Write out again, word for word, the lines below from the line that holds "Write a Python" through the line that holds "plt.rcParams['font.family'] = ['Liberation", omitting pictures.

>> Start Material for this task

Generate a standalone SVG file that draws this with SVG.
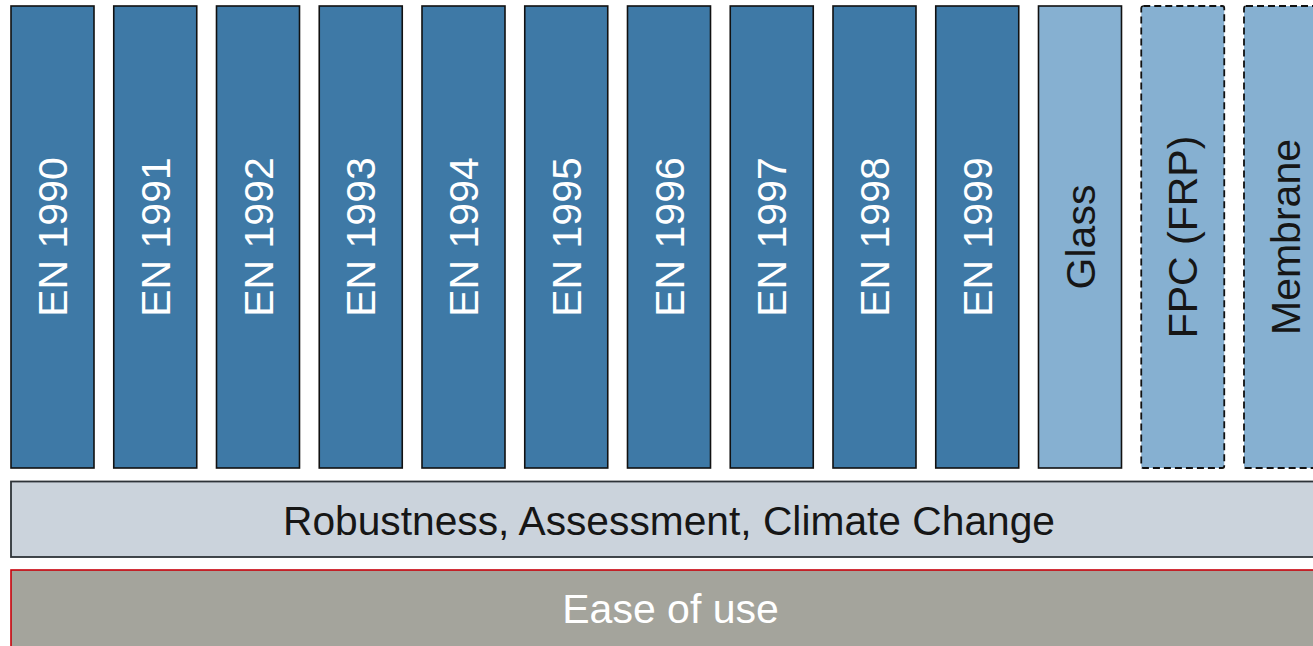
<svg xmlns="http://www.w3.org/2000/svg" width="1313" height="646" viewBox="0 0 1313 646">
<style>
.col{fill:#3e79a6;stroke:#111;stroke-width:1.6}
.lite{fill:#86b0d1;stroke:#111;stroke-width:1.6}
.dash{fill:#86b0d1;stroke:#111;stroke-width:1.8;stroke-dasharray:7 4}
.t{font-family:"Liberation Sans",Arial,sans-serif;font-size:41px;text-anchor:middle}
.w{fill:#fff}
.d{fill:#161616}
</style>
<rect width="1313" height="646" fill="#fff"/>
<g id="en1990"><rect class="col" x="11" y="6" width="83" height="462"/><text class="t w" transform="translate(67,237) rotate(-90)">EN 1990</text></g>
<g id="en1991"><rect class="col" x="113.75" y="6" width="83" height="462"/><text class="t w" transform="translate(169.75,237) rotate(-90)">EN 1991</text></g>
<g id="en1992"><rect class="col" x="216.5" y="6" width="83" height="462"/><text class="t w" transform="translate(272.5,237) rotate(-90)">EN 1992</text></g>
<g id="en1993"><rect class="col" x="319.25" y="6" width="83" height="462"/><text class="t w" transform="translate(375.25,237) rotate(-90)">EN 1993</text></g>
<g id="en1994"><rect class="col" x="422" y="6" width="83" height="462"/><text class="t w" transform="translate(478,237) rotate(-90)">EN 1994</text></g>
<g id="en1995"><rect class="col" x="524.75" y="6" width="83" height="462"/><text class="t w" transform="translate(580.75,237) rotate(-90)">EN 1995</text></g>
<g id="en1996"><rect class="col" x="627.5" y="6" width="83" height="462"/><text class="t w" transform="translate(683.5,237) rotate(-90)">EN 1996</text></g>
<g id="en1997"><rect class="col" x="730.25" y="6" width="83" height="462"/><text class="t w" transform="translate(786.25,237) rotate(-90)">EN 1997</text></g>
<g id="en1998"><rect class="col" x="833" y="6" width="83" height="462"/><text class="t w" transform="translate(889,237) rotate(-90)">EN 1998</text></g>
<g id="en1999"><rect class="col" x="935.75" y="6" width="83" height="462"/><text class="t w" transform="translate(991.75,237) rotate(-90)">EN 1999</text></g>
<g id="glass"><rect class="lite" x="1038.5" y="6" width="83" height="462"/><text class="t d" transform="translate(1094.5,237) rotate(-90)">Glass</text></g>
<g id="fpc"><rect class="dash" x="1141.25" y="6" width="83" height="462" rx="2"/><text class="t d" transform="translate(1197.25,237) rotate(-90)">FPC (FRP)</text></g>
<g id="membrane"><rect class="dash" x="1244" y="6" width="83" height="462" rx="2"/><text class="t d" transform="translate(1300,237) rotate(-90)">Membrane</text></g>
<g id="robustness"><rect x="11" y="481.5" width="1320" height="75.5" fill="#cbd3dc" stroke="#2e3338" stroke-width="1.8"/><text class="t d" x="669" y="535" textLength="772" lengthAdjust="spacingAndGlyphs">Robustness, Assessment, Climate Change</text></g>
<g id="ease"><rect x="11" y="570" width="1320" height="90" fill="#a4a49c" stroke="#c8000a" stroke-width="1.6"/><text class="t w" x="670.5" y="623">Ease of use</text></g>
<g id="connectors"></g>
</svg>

>> End Material for this task
>> Start Material for this task

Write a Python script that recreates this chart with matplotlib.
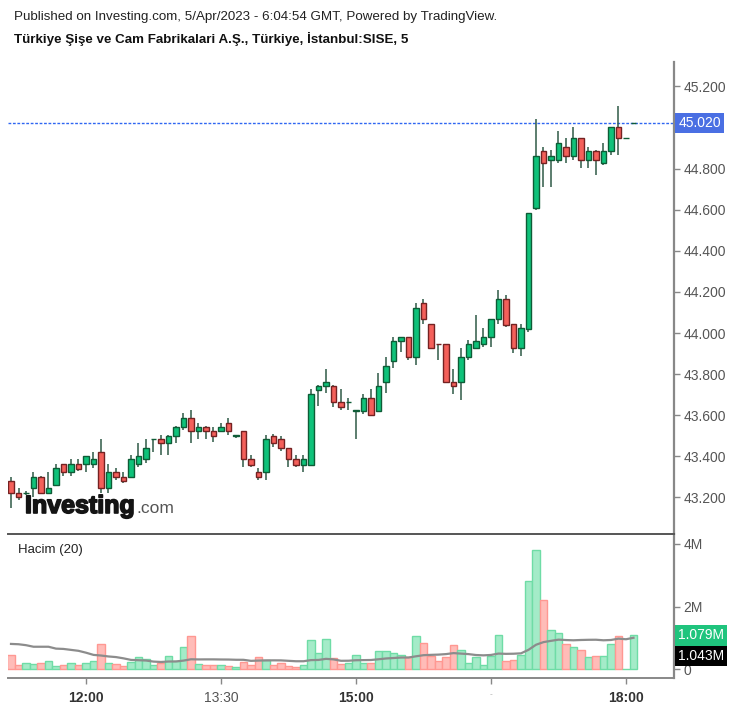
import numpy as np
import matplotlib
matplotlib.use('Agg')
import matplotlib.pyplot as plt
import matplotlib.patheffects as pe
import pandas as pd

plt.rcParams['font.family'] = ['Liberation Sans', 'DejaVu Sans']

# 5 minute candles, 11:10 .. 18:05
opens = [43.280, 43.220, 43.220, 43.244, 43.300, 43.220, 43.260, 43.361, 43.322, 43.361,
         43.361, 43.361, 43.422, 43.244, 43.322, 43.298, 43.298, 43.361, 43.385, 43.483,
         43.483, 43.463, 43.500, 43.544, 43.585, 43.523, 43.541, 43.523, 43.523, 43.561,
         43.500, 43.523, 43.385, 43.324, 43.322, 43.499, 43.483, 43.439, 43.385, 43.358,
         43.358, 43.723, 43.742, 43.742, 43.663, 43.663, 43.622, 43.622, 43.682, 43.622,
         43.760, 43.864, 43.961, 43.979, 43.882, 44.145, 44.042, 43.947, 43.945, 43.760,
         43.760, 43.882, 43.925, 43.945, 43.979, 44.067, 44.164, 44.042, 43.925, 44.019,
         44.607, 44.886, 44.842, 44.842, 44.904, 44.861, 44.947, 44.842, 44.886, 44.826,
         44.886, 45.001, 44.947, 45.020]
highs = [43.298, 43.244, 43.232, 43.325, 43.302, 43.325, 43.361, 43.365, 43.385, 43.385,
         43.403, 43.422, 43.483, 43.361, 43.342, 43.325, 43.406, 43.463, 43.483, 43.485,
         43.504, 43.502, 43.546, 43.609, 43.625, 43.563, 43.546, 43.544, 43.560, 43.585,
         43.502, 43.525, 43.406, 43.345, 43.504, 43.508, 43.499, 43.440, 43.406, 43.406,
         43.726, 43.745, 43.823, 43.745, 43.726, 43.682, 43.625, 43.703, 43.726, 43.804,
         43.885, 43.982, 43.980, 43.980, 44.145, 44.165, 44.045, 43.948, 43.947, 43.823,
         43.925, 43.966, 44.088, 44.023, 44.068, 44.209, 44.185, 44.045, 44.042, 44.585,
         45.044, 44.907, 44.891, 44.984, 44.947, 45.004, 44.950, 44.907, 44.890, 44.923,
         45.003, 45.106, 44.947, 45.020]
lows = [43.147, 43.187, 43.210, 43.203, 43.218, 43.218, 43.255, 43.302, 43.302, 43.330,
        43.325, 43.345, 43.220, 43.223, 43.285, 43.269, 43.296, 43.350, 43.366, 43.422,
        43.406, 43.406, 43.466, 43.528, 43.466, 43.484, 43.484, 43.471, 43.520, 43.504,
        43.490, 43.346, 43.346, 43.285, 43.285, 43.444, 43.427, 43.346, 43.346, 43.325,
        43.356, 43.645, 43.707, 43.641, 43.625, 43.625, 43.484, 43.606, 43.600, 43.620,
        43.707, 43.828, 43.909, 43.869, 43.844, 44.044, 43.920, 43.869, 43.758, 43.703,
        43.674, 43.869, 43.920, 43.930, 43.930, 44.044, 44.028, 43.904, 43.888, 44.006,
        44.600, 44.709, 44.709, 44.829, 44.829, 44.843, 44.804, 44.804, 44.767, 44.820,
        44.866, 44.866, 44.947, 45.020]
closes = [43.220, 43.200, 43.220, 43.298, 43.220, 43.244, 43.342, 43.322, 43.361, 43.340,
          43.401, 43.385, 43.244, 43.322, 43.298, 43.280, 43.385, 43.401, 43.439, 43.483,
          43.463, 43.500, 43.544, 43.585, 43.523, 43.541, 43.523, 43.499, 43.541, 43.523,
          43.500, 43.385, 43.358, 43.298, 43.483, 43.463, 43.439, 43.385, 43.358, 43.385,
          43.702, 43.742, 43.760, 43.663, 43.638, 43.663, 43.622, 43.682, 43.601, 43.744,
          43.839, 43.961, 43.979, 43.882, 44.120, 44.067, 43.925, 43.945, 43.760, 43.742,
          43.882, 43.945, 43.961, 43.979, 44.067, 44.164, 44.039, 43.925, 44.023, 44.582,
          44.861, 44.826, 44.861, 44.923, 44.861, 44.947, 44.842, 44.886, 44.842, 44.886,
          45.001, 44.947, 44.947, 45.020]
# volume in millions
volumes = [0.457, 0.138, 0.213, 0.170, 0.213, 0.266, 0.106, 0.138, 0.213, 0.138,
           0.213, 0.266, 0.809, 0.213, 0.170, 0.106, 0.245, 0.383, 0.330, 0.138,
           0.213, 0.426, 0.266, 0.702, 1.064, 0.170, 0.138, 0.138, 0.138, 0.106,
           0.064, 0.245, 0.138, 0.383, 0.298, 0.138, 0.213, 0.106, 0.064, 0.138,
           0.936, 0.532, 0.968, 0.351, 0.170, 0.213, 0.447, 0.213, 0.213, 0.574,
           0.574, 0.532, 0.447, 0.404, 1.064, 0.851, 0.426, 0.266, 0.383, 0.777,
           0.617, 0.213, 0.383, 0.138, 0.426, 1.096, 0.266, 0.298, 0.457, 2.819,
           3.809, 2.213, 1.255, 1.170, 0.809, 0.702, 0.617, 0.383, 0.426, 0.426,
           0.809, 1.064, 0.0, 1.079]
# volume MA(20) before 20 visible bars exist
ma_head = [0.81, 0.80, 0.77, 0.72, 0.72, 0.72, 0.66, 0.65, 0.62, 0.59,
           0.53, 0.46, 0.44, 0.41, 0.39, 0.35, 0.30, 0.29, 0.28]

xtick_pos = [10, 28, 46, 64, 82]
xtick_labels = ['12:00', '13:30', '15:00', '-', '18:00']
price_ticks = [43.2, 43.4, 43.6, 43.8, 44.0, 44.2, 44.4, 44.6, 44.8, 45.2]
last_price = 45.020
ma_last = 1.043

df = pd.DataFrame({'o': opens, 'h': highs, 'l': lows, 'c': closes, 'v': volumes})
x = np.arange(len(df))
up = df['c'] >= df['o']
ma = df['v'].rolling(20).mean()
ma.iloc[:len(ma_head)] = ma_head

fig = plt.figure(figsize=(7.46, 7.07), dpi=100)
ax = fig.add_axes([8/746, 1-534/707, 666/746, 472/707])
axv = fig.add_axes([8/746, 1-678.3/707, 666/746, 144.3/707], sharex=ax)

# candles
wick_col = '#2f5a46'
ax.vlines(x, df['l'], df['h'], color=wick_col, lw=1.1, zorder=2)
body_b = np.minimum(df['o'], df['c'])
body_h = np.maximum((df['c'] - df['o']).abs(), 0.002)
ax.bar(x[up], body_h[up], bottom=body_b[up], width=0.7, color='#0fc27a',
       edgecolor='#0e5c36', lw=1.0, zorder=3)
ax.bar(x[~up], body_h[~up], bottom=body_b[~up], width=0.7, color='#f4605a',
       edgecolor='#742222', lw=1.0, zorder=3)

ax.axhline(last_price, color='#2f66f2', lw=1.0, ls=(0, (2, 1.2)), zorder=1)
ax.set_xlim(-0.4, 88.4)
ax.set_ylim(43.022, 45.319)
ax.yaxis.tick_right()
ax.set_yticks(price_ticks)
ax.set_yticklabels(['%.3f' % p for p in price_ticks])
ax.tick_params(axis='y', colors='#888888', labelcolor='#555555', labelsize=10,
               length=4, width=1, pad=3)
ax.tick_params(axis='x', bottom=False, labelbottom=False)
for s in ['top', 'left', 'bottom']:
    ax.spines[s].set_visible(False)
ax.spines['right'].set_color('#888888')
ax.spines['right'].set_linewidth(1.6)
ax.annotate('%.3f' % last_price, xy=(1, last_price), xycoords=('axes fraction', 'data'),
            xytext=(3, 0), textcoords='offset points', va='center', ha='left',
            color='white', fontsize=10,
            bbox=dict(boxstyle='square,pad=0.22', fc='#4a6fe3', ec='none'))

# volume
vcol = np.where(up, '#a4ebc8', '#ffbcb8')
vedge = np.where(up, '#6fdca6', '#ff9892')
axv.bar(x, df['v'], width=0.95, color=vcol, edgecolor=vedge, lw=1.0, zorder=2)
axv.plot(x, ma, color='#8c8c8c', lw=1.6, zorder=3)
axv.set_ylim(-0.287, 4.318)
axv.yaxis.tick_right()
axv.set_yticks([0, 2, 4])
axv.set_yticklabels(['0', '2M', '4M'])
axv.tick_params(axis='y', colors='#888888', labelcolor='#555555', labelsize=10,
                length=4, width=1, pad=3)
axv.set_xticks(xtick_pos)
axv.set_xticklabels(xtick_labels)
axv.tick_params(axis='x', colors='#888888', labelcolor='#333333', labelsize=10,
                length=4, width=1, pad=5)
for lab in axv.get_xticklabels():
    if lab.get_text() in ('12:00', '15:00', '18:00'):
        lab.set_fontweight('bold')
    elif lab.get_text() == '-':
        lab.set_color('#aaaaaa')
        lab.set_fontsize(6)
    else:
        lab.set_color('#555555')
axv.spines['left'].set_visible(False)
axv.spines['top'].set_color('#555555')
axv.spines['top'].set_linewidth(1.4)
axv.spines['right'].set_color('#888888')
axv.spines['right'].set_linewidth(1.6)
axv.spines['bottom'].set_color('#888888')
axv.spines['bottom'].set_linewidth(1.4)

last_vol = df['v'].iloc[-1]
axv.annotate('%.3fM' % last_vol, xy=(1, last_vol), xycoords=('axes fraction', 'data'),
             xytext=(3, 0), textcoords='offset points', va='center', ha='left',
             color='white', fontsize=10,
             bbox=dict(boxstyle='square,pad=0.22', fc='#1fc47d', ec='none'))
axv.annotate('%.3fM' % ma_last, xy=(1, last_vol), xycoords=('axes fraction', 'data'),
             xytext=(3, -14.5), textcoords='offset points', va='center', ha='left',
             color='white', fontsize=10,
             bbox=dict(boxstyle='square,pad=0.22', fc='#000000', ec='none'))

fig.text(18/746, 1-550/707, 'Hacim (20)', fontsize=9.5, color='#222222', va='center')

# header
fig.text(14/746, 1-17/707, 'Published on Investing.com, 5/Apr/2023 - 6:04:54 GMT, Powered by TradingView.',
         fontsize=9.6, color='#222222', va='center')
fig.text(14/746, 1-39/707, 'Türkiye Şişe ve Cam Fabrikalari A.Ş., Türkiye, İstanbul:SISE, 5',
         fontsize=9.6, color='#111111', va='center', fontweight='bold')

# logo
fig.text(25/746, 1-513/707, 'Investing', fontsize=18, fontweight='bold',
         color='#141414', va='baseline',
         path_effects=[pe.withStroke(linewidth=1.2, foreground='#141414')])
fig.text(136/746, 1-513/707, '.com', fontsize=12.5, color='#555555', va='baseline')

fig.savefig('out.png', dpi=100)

>> End Material for this task

Response to this exercise:
Write a Python script that recreates this chart with matplotlib.
import numpy as np
import matplotlib
matplotlib.use('Agg')
import matplotlib.pyplot as plt
import matplotlib.patheffects as pe
import pandas as pd

plt.rcParams['font.family'] = ['Liberation Sans', 'DejaVu Sans']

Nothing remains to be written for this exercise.